* _Task directions_
Your task is to reproduce, verbatim and without pictures, the lines from the opening of the listing through the line containing "import numpy as np".
┏━━
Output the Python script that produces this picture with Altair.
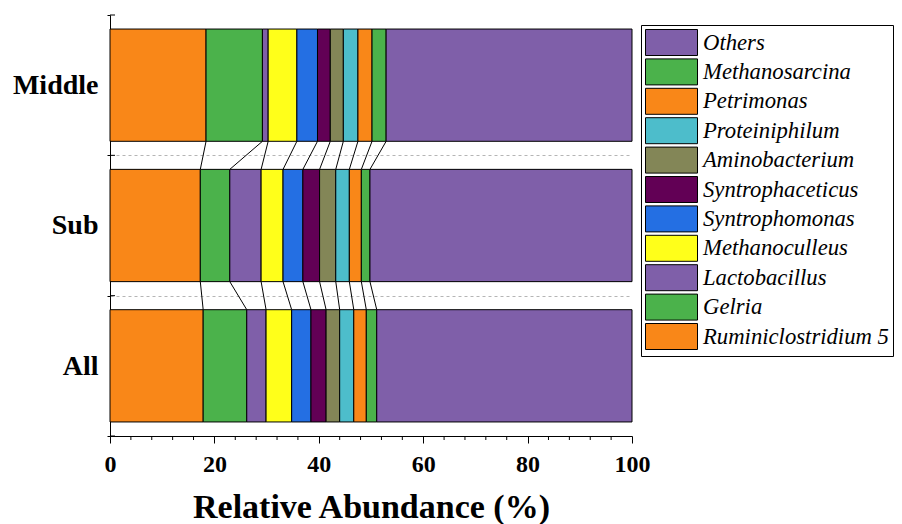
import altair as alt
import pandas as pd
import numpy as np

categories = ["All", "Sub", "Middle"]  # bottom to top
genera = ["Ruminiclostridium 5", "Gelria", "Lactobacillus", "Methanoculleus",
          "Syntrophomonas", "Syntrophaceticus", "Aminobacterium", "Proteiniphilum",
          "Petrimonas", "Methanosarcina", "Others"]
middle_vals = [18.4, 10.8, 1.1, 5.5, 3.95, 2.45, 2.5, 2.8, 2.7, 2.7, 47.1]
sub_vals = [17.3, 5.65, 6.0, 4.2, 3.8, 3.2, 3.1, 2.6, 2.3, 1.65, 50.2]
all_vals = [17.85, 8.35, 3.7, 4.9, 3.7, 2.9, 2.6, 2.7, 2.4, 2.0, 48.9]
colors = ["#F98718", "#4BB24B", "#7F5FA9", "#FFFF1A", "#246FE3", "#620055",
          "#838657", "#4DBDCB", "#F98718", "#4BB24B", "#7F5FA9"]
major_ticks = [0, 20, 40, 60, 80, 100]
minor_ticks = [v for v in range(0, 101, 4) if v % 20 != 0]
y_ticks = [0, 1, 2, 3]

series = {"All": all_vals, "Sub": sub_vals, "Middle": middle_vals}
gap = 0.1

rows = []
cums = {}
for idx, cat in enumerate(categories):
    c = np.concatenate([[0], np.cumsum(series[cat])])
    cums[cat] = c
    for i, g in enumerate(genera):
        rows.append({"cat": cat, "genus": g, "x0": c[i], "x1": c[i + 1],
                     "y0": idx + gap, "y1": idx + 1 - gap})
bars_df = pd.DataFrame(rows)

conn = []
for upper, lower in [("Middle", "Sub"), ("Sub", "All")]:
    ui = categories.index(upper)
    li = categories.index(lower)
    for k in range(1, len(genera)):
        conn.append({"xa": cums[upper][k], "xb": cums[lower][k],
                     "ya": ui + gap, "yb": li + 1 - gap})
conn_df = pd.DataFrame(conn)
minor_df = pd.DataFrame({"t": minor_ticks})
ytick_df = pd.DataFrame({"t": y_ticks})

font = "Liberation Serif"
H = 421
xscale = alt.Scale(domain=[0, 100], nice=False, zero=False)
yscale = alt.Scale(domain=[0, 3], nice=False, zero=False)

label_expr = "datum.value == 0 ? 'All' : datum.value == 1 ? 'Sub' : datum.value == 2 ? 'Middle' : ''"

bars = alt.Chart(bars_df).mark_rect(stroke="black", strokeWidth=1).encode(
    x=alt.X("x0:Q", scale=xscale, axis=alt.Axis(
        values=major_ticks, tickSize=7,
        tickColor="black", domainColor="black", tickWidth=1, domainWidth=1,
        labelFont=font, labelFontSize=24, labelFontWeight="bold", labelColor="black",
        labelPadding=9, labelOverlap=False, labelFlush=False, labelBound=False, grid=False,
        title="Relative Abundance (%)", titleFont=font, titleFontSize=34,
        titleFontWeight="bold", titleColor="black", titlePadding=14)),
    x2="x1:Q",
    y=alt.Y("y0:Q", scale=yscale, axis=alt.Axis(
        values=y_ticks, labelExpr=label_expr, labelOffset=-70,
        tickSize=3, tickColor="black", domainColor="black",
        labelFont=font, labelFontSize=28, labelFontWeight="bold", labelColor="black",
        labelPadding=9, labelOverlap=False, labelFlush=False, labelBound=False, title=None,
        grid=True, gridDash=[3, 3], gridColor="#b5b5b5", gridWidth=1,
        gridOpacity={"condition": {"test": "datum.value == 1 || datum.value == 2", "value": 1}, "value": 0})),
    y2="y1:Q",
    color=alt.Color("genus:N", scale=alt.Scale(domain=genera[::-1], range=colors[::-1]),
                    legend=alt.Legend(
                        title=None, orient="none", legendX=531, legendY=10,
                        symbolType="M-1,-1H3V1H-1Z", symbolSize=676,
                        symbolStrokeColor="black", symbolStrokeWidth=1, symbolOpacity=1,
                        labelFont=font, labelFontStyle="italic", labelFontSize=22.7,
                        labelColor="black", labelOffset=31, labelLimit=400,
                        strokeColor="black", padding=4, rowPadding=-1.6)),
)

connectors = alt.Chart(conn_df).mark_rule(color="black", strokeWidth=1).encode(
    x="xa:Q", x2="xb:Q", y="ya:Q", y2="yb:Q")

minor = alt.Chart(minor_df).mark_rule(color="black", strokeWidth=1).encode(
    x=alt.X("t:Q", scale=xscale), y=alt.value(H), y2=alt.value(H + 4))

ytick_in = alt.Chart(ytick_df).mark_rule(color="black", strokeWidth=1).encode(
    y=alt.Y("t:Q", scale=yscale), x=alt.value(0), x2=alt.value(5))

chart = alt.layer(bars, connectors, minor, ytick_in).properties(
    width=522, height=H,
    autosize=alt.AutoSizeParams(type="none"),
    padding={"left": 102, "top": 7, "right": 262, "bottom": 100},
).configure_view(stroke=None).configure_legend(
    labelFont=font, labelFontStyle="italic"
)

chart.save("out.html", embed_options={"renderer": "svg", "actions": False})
┗━━
* _Output for this task_
Output the Python script that produces this picture with Altair.
import altair as alt
import pandas as pd
import numpy as np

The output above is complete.